Defining soil water use efficiency by vegetation
We defined vegetation soil water use efficiency as the amount of vegetation growth change due to soil moisture consumption per unit (every 0.01 cm3/cm3 decrease in soil moisture). As we used Eq. (1) to describe the soil moisture (SM) – vegetation growth (NDVI) relation for each pixel, we derived the vegetation use efficiency of soil water (\(\frac{{d}_{NDVI}}{{d}_{SM}}\)) at a given soil moisture using the following equation:
$$\frac{{d}_{NDVI}}{{d}_{SM}}=2*b(SM-SMpoint)$$
2
Quantifying the impacts of soil properties on vegetation soil water use
In this step, we quantified the impacts of soil properties on vegetation growth and identified the important soil properties for vegetation soil water use. We considered soil texture (clay, silt, sand), absolute soil depth, soil bulk density, soil organic matter content, soil pH, and soil CEC, as they have been reported to have global impacts on the efficiency of water storage and release and thus vegetation growth in previous studies 33 34.
Next, we linked soil properties to the three key parameters describing the nonlinear relationships between soil moisture and vegetation growth (NDVImax, SMpoint and b). We used a multiple regression model to quantify the impacts of soil properties on these three parameters (Equations (3)-(5)), and the corresponding parameters (α, β and γ) were estimated by fitting the line after deleting the strongly collinear variables by minimizing the Akaike information criterion.

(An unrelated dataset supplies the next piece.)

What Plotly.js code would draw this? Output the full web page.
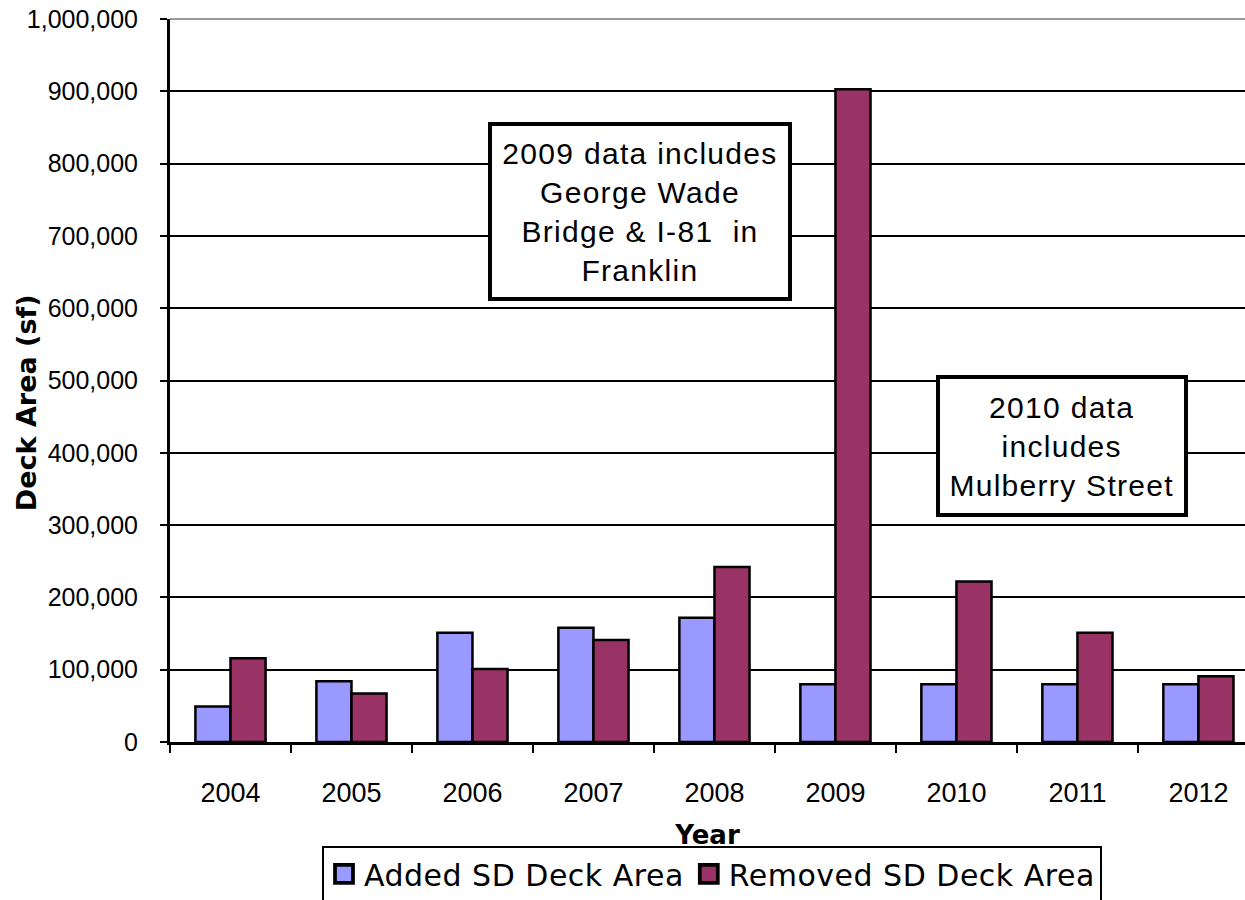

$$NDVImax=\alpha \text{*}soil+{NDVImax}_{-soil}$$
3
$$SMpoint=\beta \text{*}soil+{SMpoint}_{-soil}$$
4
$$b=\gamma \text{*}soil+{b}_{-soil}$$
5
where soil represents all selected soil properties by minimizing the Akaike information criterion and α, β and γ are the corresponding parameters from each fitted equation. NDVI− soil, SMpoint− soil and b− soil are the intercepts of the linear equations, which means that the effect is independent of soil properties.
We then substituted the equations above (Equations (3)-(5)) into Equations (1) and (2) and obtained the following equation:
$${NDVI\left(sm\right)}_{-\text{s}\text{o}\text{i}\text{l}}={NDVImax}_{-soil} -{{b}_{-soil}\left(SM-{SMpoint}_{-soil}\right)}^{2}$$
6
$$\frac{{d}_{NDVI}}{{d}_{SM-soil}}=2*{b}_{-soil}(SM-{SMopt}_{-soil})$$
7
where NDVI (sm)−soil is the NDVI change not caused by soil properties and \(\frac{{d}_{NDVI}}{{d}_{SM-soil}}\) is the vegetation soil water use efficiency independent of the soil property impacts.

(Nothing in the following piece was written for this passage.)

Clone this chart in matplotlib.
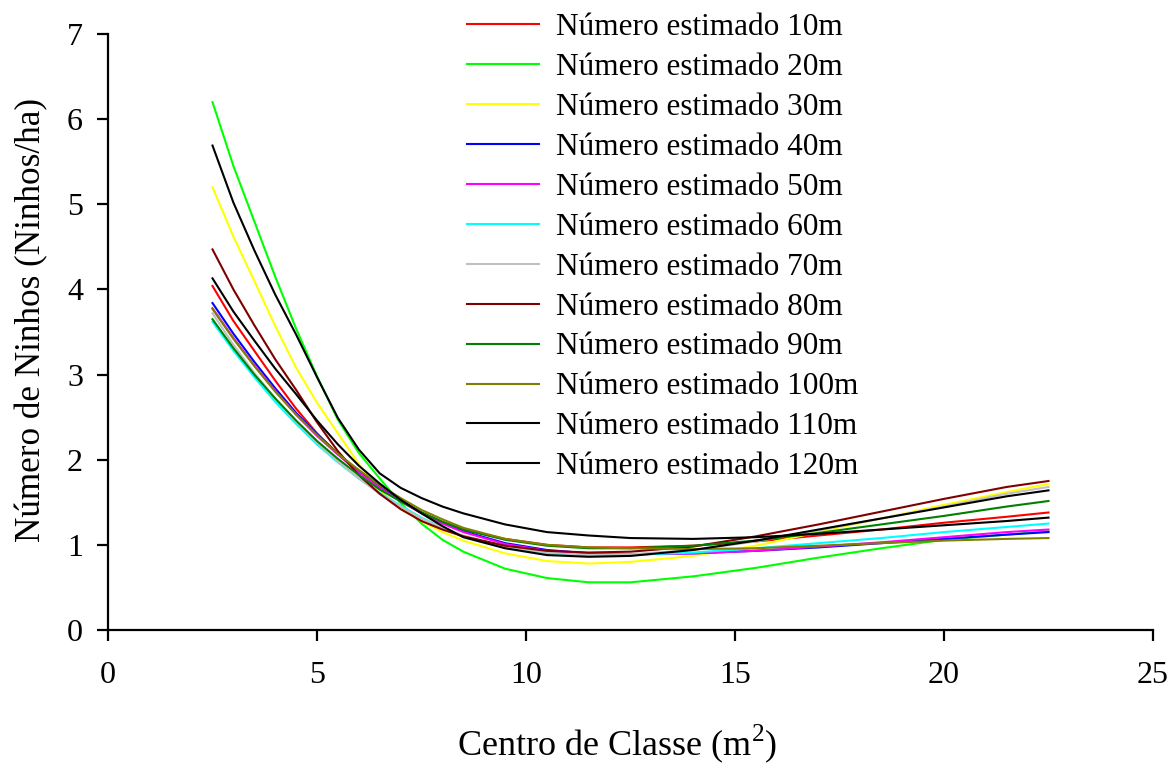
import numpy as np
import matplotlib
matplotlib.use('Agg')
import matplotlib.pyplot as plt

plt.rcParams['font.family'] = ['Liberation Serif', 'DejaVu Serif']
plt.rcParams['mathtext.fontset'] = 'custom'
plt.rcParams['mathtext.rm'] = 'Liberation Serif'

# class centres (m2) where the estimated curves are evaluated
centro = [2.5, 3, 3.5, 4, 4.5, 5, 5.5, 6, 6.5, 7, 7.5, 8, 8.5,
          9.5, 10.5, 11.5, 12.5, 14, 15.5, 17, 18.5, 20, 21.5, 22.5]

# estimated nest density (nests/ha) for each sampling distance
est_10m = [4.04, 3.63, 3.28, 2.93, 2.60, 2.31, 2.07, 1.86, 1.68, 1.52, 1.38, 1.27, 1.18,
           1.07, 1.00, 0.97, 0.97, 0.99, 1.04, 1.11, 1.18, 1.26, 1.33, 1.38]
est_20m = [6.20, 5.45, 4.80, 4.15, 3.54, 2.98, 2.47, 2.08, 1.78, 1.49, 1.25, 1.06, 0.92,
           0.72, 0.61, 0.56, 0.56, 0.63, 0.73, 0.85, 0.96, 1.06, 1.12, 1.16]
est_30m = [5.20, 4.62, 4.10, 3.57, 3.08, 2.67, 2.31, 1.95, 1.64, 1.43, 1.28, 1.15, 1.05,
           0.90, 0.81, 0.78, 0.80, 0.87, 0.99, 1.15, 1.31, 1.47, 1.62, 1.715]
est_40m = [3.84, 3.48, 3.15, 2.84, 2.55, 2.30, 2.07, 1.86, 1.68, 1.52, 1.38, 1.26, 1.16,
           1.02, 0.94, 0.90, 0.89, 0.90, 0.93, 0.97, 1.02, 1.07, 1.12, 1.15]
est_50m = [3.78, 3.43, 3.11, 2.81, 2.53, 2.28, 2.06, 1.85, 1.67, 1.51, 1.37, 1.25, 1.15,
           1.01, 0.93, 0.90, 0.89, 0.90, 0.93, 0.98, 1.03, 1.09, 1.15, 1.18]
est_60m = [3.62, 3.28, 2.97, 2.68, 2.42, 2.18, 1.97, 1.78, 1.61, 1.46, 1.32, 1.20, 1.10,
           0.97, 0.90, 0.88, 0.88, 0.91, 0.96, 1.02, 1.08, 1.15, 1.21, 1.25]
est_70m = [3.72, 3.35, 3.02, 2.72, 2.45, 2.20, 1.98, 1.78, 1.60, 1.45, 1.31, 1.20, 1.11,
           0.98, 0.91, 0.88, 0.89, 0.94, 1.04, 1.17, 1.31, 1.45, 1.60, 1.68]
est_80m = [4.47, 4.00, 3.58, 3.18, 2.82, 2.44, 2.10, 1.82, 1.60, 1.42, 1.28, 1.18, 1.10,
           0.99, 0.93, 0.91, 0.92, 0.98, 1.10, 1.24, 1.39, 1.54, 1.68, 1.75]
est_90m = [3.65, 3.31, 3.00, 2.72, 2.46, 2.22, 2.01, 1.82, 1.65, 1.51, 1.38, 1.27, 1.18,
           1.06, 0.99, 0.96, 0.96, 0.99, 1.05, 1.14, 1.24, 1.34, 1.45, 1.515]
est_100m = [3.77, 3.42, 3.10, 2.80, 2.53, 2.29, 2.07, 1.88, 1.70, 1.55, 1.41, 1.30, 1.20,
            1.07, 1.00, 0.97, 0.96, 0.95, 0.96, 0.99, 1.02, 1.05, 1.07, 1.08]
est_110m = [4.13, 3.74, 3.40, 3.07, 2.77, 2.46, 2.18, 1.93, 1.72, 1.53, 1.37, 1.22, 1.09,
            0.96, 0.88, 0.86, 0.87, 0.94, 1.05, 1.18, 1.31, 1.44, 1.57, 1.64]
est_120m = [5.69, 5.02, 4.46, 3.94, 3.47, 2.97, 2.49, 2.12, 1.84, 1.67, 1.55, 1.45, 1.37,
            1.24, 1.15, 1.11, 1.08, 1.07, 1.09, 1.13, 1.18, 1.23, 1.28, 1.32]

series = [est_10m, est_20m, est_30m, est_40m, est_50m, est_60m,
          est_70m, est_80m, est_90m, est_100m, est_110m, est_120m]
labels = ['Número estimado %dm' % d for d in range(10, 130, 10)]
colors = ['#ff0000', '#00ff00', '#ffff00', '#0000ff', '#ff00ff', '#00ffff',
          '#c0c0c0', '#800000', '#008000', '#808000', '#000000', '#000000']

fig = plt.figure(figsize=(11.76, 7.71), dpi=100)
ax = fig.add_axes([108 / 1176, 141 / 771, 1045 / 1176, 596 / 771])

for y, c, lab in zip(series, colors, labels):
    ax.plot(centro, y, color=c, lw=1.5, label=lab)

ax.set_xlim(0, 25)
ax.set_ylim(0, 7)
ax.set_xticks(np.arange(0, 26, 5))
ax.set_yticks(np.arange(0, 8, 1))
for s in ['top', 'right']:
    ax.spines[s].set_visible(False)
for s in ['left', 'bottom']:
    ax.spines[s].set_linewidth(1.6)
ax.tick_params(direction='out', length=8, width=1.6, labelsize=23)
ax.tick_params(axis='x', pad=14)
ax.tick_params(axis='y', pad=10)

ax.set_xlabel('Centro de Classe (m$^{\\mathregular{2}}$)', fontsize=26)
ax.xaxis.set_label_coords(0.487, -0.155)
ax.set_ylabel('Número de Ninhos (Ninhos/ha)', fontsize=25.3)
ax.yaxis.set_label_coords(-0.057, 0.52)

leg = ax.legend(loc='upper left', bbox_to_anchor=(467 / 1176, 1 - 13 / 771),
                bbox_transform=fig.transFigure, frameon=False, fontsize=22.5,
                handlelength=2.3, handletextpad=0.55, labelspacing=0.35,
                borderpad=0, borderaxespad=0)

fig.savefig('out.png', dpi=100)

We then quantified the impacts of soil properties on soil water use efficiency and vegetation growth as the difference between Eq. (2) and Eq. (7) and the difference between Eq. (1) and Eq. (6), respectively, using the following equations:
\({\frac{{d}_{NDVI}}{{d}_{SM}}}_{soil}=2*b\left(SM-SMpoint\right)\) \(-\) \(2*{b}_{-soil}\left(SM-{SMpoint}_{-soil}\right)\) (8)
\(NDVI\left(sm\right)-{NDVI\left(sm\right)}_{-soil}=[{b}_{-soil}{\left(SM-{SMpoint}_{-soil}\right)}^{2}-b{\left(SM-SMpoint\right)}^{2} ]\) \(+\) \(\left[NDVImax -{NDVImax}_{-soil}\right]\) (9)
In Eq. (8), \({\frac{{d}_{NDVI}}{{d}_{SM}}}_{soil}\) is the impact of soil properties on vegetation soil water use efficiency. In Eq. (9), \([{b}_{-soil}{\left(SM-{SMpoint}_{-soil}\right)}^{2}-b{\left(SM-SMpoint\right)}^{2} ]\) is the impact of soil properties on vegetation growth by adjusting soil water use, while \(\left[NDVImax-{NDVImax}_{-soil}\right]\) represents the baseline effect of soil properties on vegetation growth (not by adjusting soil water use). In our study, we focused on the impact of soil properties on vegetation growth by adjusting soil water use, and its theoretical effect is depicted in Fig. 1.